<<<<

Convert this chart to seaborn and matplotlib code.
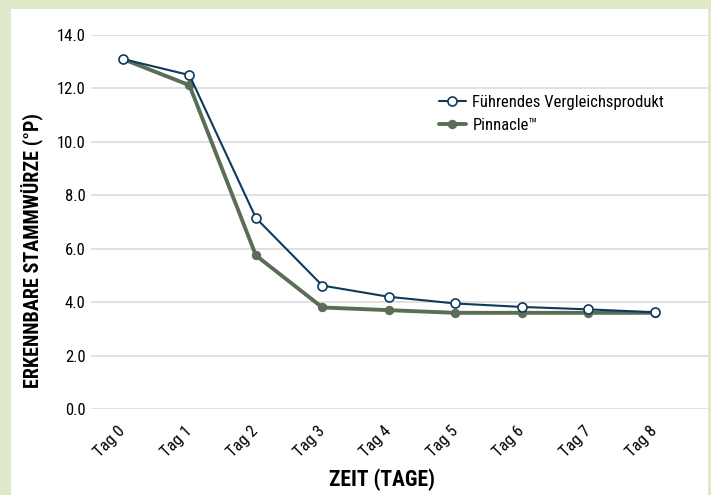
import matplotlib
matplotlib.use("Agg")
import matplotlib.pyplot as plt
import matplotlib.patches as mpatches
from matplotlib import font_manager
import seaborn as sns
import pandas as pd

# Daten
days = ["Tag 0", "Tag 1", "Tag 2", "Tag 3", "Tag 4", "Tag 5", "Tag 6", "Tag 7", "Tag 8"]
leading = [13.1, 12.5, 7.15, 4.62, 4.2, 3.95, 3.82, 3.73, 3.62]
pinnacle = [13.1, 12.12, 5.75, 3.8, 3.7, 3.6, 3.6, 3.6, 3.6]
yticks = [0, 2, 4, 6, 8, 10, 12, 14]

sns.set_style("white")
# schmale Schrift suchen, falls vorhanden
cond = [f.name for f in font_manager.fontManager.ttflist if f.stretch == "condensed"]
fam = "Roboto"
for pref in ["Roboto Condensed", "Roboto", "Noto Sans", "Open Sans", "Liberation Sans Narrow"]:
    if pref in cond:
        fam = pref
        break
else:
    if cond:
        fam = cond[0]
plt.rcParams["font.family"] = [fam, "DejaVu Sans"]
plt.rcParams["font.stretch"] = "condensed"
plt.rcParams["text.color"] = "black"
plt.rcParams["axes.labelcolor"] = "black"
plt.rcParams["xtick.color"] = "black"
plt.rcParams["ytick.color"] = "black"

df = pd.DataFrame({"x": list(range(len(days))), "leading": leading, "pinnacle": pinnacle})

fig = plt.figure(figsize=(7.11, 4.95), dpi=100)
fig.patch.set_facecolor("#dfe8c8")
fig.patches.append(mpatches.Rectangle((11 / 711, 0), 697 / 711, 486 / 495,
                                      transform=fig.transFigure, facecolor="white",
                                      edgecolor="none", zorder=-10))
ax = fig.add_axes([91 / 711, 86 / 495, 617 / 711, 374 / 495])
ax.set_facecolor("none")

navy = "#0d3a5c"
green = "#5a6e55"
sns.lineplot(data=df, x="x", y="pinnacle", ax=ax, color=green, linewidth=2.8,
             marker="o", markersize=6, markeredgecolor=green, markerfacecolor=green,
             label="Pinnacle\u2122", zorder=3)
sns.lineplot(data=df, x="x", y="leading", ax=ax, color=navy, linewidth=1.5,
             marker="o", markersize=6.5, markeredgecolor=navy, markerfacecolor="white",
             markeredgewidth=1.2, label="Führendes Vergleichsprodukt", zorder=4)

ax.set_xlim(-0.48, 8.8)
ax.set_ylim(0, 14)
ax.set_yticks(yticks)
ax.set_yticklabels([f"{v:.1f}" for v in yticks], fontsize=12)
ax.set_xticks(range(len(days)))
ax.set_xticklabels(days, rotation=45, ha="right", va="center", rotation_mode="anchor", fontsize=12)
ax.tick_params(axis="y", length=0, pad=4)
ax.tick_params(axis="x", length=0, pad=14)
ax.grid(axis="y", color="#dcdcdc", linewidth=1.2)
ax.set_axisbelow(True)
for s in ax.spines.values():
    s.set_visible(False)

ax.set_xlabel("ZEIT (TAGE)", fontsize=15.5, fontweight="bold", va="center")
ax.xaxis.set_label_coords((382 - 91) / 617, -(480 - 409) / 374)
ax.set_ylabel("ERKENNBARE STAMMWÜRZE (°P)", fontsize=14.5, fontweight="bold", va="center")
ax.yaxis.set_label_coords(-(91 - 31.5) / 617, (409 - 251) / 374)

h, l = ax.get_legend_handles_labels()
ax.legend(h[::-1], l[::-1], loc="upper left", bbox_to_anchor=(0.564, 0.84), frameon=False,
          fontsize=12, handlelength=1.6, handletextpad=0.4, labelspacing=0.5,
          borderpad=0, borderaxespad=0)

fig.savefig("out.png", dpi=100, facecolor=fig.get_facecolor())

>>>>

Problem requirements –
Reproduce the data above in full, exactly as it is, with the pictures left out.

Task response –
Convert this chart to seaborn and matplotlib code.
import matplotlib
matplotlib.use("Agg")
import matplotlib.pyplot as plt
import matplotlib.patches as mpatches
from matplotlib import font_manager
import seaborn as sns
import pandas as pd

# Daten
days = ["Tag 0", "Tag 1", "Tag 2", "Tag 3", "Tag 4", "Tag 5", "Tag 6", "Tag 7", "Tag 8"]
leading = [13.1, 12.5, 7.15, 4.62, 4.2, 3.95, 3.82, 3.73, 3.62]
pinnacle = [13.1, 12.12, 5.75, 3.8, 3.7, 3.6, 3.6, 3.6, 3.6]
yticks = [0, 2, 4, 6, 8, 10, 12, 14]

sns.set_style("white")
# schmale Schrift suchen, falls vorhanden
cond = [f.name for f in font_manager.fontManager.ttflist if f.stretch == "condensed"]
fam = "Roboto"
for pref in ["Roboto Condensed", "Roboto", "Noto Sans", "Open Sans", "Liberation Sans Narrow"]:
    if pref in cond:
        fam = pref
        break
else:
    if cond:
        fam = cond[0]
plt.rcParams["font.family"] = [fam, "DejaVu Sans"]
plt.rcParams["font.stretch"] = "condensed"
plt.rcParams["text.color"] = "black"
plt.rcParams["axes.labelcolor"] = "black"
plt.rcParams["xtick.color"] = "black"
plt.rcParams["ytick.color"] = "black"

df = pd.DataFrame({"x": list(range(len(days))), "leading": leading, "pinnacle": pinnacle})

fig = plt.figure(figsize=(7.11, 4.95), dpi=100)
fig.patch.set_facecolor("#dfe8c8")
fig.patches.append(mpatches.Rectangle((11 / 711, 0), 697 / 711, 486 / 495,
                                      transform=fig.transFigure, facecolor="white",
                                      edgecolor="none", zorder=-10))
ax = fig.add_axes([91 / 711, 86 / 495, 617 / 711, 374 / 495])
ax.set_facecolor("none")

navy = "#0d3a5c"
green = "#5a6e55"
sns.lineplot(data=df, x="x", y="pinnacle", ax=ax, color=green, linewidth=2.8,
             marker="o", markersize=6, markeredgecolor=green, markerfacecolor=green,
             label="Pinnacle\u2122", zorder=3)
sns.lineplot(data=df, x="x", y="leading", ax=ax, color=navy, linewidth=1.5,
             marker="o", markersize=6.5, markeredgecolor=navy, markerfacecolor="white",
             markeredgewidth=1.2, label="Führendes Vergleichsprodukt", zorder=4)

ax.set_xlim(-0.48, 8.8)
ax.set_ylim(0, 14)
ax.set_yticks(yticks)
ax.set_yticklabels([f"{v:.1f}" for v in yticks], fontsize=12)
ax.set_xticks(range(len(days)))
ax.set_xticklabels(days, rotation=45, ha="right", va="center", rotation_mode="anchor", fontsize=12)
ax.tick_params(axis="y", length=0, pad=4)
ax.tick_params(axis="x", length=0, pad=14)
ax.grid(axis="y", color="#dcdcdc", linewidth=1.2)
ax.set_axisbelow(True)
for s in ax.spines.values():
    s.set_visible(False)

ax.set_xlabel("ZEIT (TAGE)", fontsize=15.5, fontweight="bold", va="center")
ax.xaxis.set_label_coords((382 - 91) / 617, -(480 - 409) / 374)
ax.set_ylabel("ERKENNBARE STAMMWÜRZE (°P)", fontsize=14.5, fontweight="bold", va="center")
ax.yaxis.set_label_coords(-(91 - 31.5) / 617, (409 - 251) / 374)

h, l = ax.get_legend_handles_labels()
ax.legend(h[::-1], l[::-1], loc="upper left", bbox_to_anchor=(0.564, 0.84), frameon=False,
          fontsize=12, handlelength=1.6, handletextpad=0.4, labelspacing=0.5,
          borderpad=0, borderaxespad=0)

fig.savefig("out.png", dpi=100, facecolor=fig.get_facecolor())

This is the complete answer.